Figure 5: Number of Practical Actions Proposed in Each City (Migration x Gender)

Source: Done by author.

  • Cities with high numbers of practical actions (policies, projects, proposals) related one of the topics (“Migration” or “Gender”) tend to also have high practical actions related to the other topic.
  • Cities that participated in the “Athens Network Exchange: Cities and the Global Migration Crisis” (2016) have the best results regarding migration.
  • The overall results regarding migration are much better than the results of a similar investigation done in “non-resilient” strategic plans across 20 cities in Europe (UNU-GMC, upcoming).

Illustrative Cases:

  • Amman and Athens have the documents with the highest numbers of practical actions related to “migration” and “gender” supported by in-depth contextual analysis of these phenomena.
  • Athens provides a holistic approach to planning with great potential for complex processes like migration.
  • Paris activates migration-related topics in connection with threats, pressures and negative effects, without providing any practical actions.

Conclusions

The investigated Resilient Plans indicate a weak engagement with “migration” and “gender” related topics in their planning practices. Simplistic indications, shallow historical overviews and isolated projects are inadequately equipped in face of the nuanced multidimensional challenges faced by cities. This examination exposes some of the limitations of the Resilient Plans when dealing with migration and gender, but this does not mean that resilient planning at the city level should be abandoned, on the contrary, some of the studied cities showed interesting pathways that indicate that this planning process has the potential to be re-energized.

Recommendations

  • Network events are a positive factor in relation to migration and gender issues, therefore international congresses, meetings and conferences should be reinforced and expanded.
  • It is crucial to connect migration processes and gender issues to an integrated city project; therefore, it is recommended that holistic approaches to the planning process are incentivized.
  • It is central to relocate migration and gender as strategic pillars of the documents. Migration and gender should be ignited as central categories for constructing a shared aspiration for the city.
  • Most Resilient Plans indicate the need for additional planning processes in a coherent manner. That indicates that Resilient Plans should create further synergic articulations with other steps of the planning process (e.g. Master Plans, Strategic Plans and Action Plans) in order to avoid shattering the planning process into isolated plans.

About the author

[1]“Goal 5 [Sustainable Development Goals]. Achieve gender equality and empower all women and girls.” (p.18)

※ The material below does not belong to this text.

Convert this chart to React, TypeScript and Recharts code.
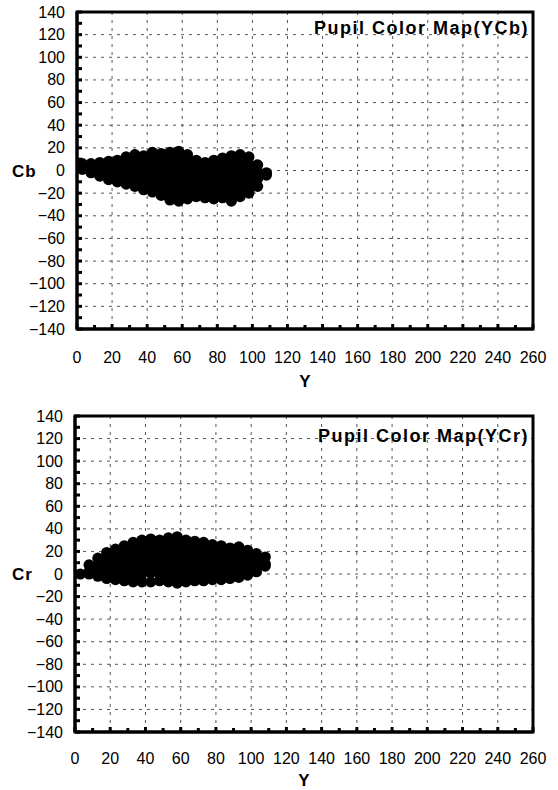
import React from "react";
import {
  ScatterChart,
  Scatter,
  XAxis,
  YAxis,
  CartesianGrid,
  ReferenceArea,
} from "recharts";

// axis ticks (minor every 10, labels every 20)
const xTicks = [0, 10, 20, 30, 40, 50, 60, 70, 80, 90, 100, 110, 120, 130, 140, 150, 160, 170, 180, 190, 200, 210, 220, 230, 240, 250, 260];
const yTicks = [-140, -130, -120, -110, -100, -90, -80, -70, -60, -50, -40, -30, -20, -10, 0, 10, 20, 30, 40, 50, 60, 70, 80, 90, 100, 110, 120, 130, 140];
const xGrid = [20, 40, 60, 80, 100, 120, 140, 160, 180, 200, 220, 240];
const yGrid = [-120, -100, -80, -60, -40, -20, 0, 20, 40, 60, 80, 100, 120];

// sample columns of the pupil pixel clouds (Y value)
const lumaColumns = [3, 8, 13, 18, 23, 28, 33, 38, 43, 48, 53, 58, 63, 68, 73, 78, 83, 88, 93, 98, 103, 108];

// Cb values read per column
const cbValues = [
  [6, 1],
  [6, 0, -2],
  [7, 1, -5],
  [8, 2, -4, -8],
  [9, 3, -3, -9, -10],
  [12, 6, 0, -6, -12],
  [14, 8, 2, -4, -10, -14],
  [13, 7, 1, -5, -11, -17],
  [16, 10, 4, -2, -8, -14, -19],
  [15, 9, 3, -3, -9, -15, -22],
  [16, 10, 4, -2, -8, -14, -20, -26],
  [17, 11, 5, -1, -7, -13, -19, -25, -27],
  [14, 8, 2, -4, -10, -16, -22, -25],
  [9, 3, -3, -9, -15, -21, -23],
  [7, 1, -5, -11, -17, -23, -24],
  [9, 3, -3, -9, -15, -21, -25],
  [11, 5, -1, -7, -13, -19, -24],
  [13, 7, 1, -5, -11, -17, -23, -27],
  [14, 8, 2, -4, -10, -16, -23],
  [12, 6, 0, -6, -12, -18, -20],
  [5, -1, -7, -14],
  [-2, -4],
];

// Cr values read per column
const crValues = [
  [0],
  [8, 2, 0],
  [14, 8, 2, -2],
  [19, 13, 7, 1, -4],
  [22, 16, 10, 4, -2, -5],
  [25, 19, 13, 7, 1, -6],
  [28, 22, 16, 10, 4, -2, -7],
  [30, 24, 18, 12, 6, 0, -7],
  [31, 25, 19, 13, 7, 1, -7],
  [30, 24, 18, 12, 6, 0, -6],
  [32, 26, 20, 14, 8, 2, -4, -7],
  [33, 27, 21, 15, 9, 3, -3, -8],
  [30, 24, 18, 12, 6, 0, -7],
  [29, 23, 17, 11, 5, -1, -6],
  [28, 22, 16, 10, 4, -2, -6],
  [26, 20, 14, 8, 2, -4, -5],
  [25, 19, 13, 7, 1, -5],
  [23, 17, 11, 5, -1, -4],
  [24, 18, 12, 6, 0, -3],
  [21, 15, 9, 3, -1],
  [18, 12, 6, 2],
  [15, 9, 7],
];

const FONT = "'Liberation Sans', Arial, sans-serif";

const toPoints = (values: number[][]) =>
  lumaColumns.flatMap((y, i) => values[i].map((v) => ({ Y: y, v })));

const fmt = (v: number) => String(v).replace("-", "\u2212");

const YTick = (props: any) => {
  const { x, y, payload } = props;
  const v = payload.value;
  return (
    <g>
      <line x1={x} x2={x + 5} y1={y} y2={y} stroke="#000" strokeWidth={3} />
      {v % 20 === 0 && (
        <text x={x - 12} y={y} dy={5.5} textAnchor="end" fontFamily={FONT} fontSize={16} fill="#000">
          {fmt(v)}
        </text>
      )}
    </g>
  );
};

const makeXTick = (labelDy: number) => (props: any) => {
  const { x, y, payload } = props;
  const v = payload.value;
  return (
    <g>
      <line x1={x} x2={x} y1={y} y2={y - (v % 20 === 0 ? 5 : 4)} stroke="#000" strokeWidth={3} />
      {v % 20 === 0 && (
        <text x={x} y={y + labelDy} textAnchor="middle" fontFamily={FONT} fontSize={16} fill="#000">
          {v}
        </text>
      )}
    </g>
  );
};

interface MapChartProps {
  data: { Y: number; v: number }[];
  axisName: string;
  title: string;
  height: number;
  top: number;
  plotTop: number;
  yAxisWidth: number;
  xAxisHeight: number;
  bottom: number;
  labelDy: number;
  titleTop: number;
  yLabelOffset: number;
}

function MapChart({
  data,
  axisName,
  title,
  height,
  top,
  plotTop,
  yAxisWidth,
  xAxisHeight,
  bottom,
  labelDy,
  titleTop,
  yLabelOffset,
}: MapChartProps) {
  return (
    <div style={{ position: "absolute", left: 0, top, width: 558, height }}>
      <ScatterChart
        width={558}
        height={height}
        margin={{ top: plotTop, right: 25, bottom, left: 0 }}
      >
        <CartesianGrid
          horizontalValues={yGrid}
          verticalValues={xGrid}
          stroke="#555"
          strokeDasharray="3 5"
          strokeWidth={1}
        />
        <XAxis
          type="number"
          dataKey="Y"
          domain={[0, 260]}
          ticks={xTicks}
          interval={0}
          height={xAxisHeight}
          tickSize={0}
          tickMargin={0}
          axisLine={{ stroke: "#000", strokeWidth: 3 }}
          tick={makeXTick(labelDy)}
          label={{
            value: "Y",
            position: "insideBottom",
            offset: yLabelOffset,
            style: { fontFamily: FONT, fontSize: 17, fontWeight: "bold", fill: "#000" },
          }}
        />
        <YAxis
          type="number"
          dataKey="v"
          domain={[-140, 140]}
          ticks={yTicks}
          interval={0}
          width={yAxisWidth}
          tickSize={0}
          tickMargin={0}
          axisLine={{ stroke: "#000", strokeWidth: 3 }}
          tick={<YTick />}
          label={{
            value: axisName,
            position: "insideLeft",
            offset: 12,
            angle: 0,
            style: { fontFamily: FONT, fontSize: 17, fontWeight: "bold", fill: "#000", letterSpacing: "1px" },
          }}
        />
        <Scatter
          data={data}
          fill="#000"
          isAnimationActive={false}
          shape={(p: any) => <circle cx={p.cx} cy={p.cy} r={5.6} fill="#000" />}
        />
        <ReferenceArea
          x1={0}
          x2={260}
          y1={-140}
          y2={140}
          fill="none"
          fillOpacity={0}
          stroke="#000"
          strokeWidth={3}
        />
      </ScatterChart>
      <div
        style={{
          position: "absolute",
          right: 29,
          top: titleTop,
          fontFamily: FONT,
          fontSize: 18,
          fontWeight: "bold",
          letterSpacing: "1.5px",
          lineHeight: "20px",
          color: "#000",
          whiteSpace: "nowrap",
        }}
      >
        {title}
      </div>
    </div>
  );
}

export default function App() {
  return (
    <div style={{ position: "absolute", left: 0, top: 0, width: 558, height: 790, background: "#fff" }}>
      <MapChart
        data={toPoints(cbValues)}
        axisName="Cb"
        title="Pupil Color Map(YCb)"
        height={400}
        top={0}
        plotTop={12}
        yAxisWidth={77}
        xAxisHeight={60}
        bottom={11}
        labelDy={34}
        titleTop={18}
        yLabelOffset={2}
      />
      <MapChart
        data={toPoints(crValues)}
        axisName="Cr"
        title="Pupil Color Map(YCr)"
        height={390}
        top={400}
        plotTop={16}
        yAxisWidth={75}
        xAxisHeight={58}
        bottom={0}
        labelDy={32}
        titleTop={26}
        yLabelOffset={4}
      />
    </div>
  );
}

[2]“29. We recognize the positive contribution of migrants for inclusive growth and sustainable development. We also recognize that international migration is a multidimensional reality of major relevance for the development of countries of origin, transit and destination, which requires coherent and comprehensive responses.” (p. 12)

[3]“If well-planned and well-managed, urbanization can be a powerful tool for sustainable development for both developing and developed countries.” (New Urban Agenda, 2016: 6)

[4]https://www.100resilientcities.org/

[5]urban resilience is “the capacity of individuals, communities, institutions, businesses, and systems within a city to survive, adapt, and grow no matter what kinds of chronic stresses and acute shocks they experience” (Rockefeller Foundation, 2015)

[6]Amman, Athens, Bangkok, Cali, Da Nang, Dakar, Glasgow, Los Angeles, Medellin, Mexico City, Montevideo, Montreal, New York, Panama City, Paris, Quito, Rio de Janeiro, Rome, Rotterdam, Santiago de Chile, Semarang, Sydney and Toyama.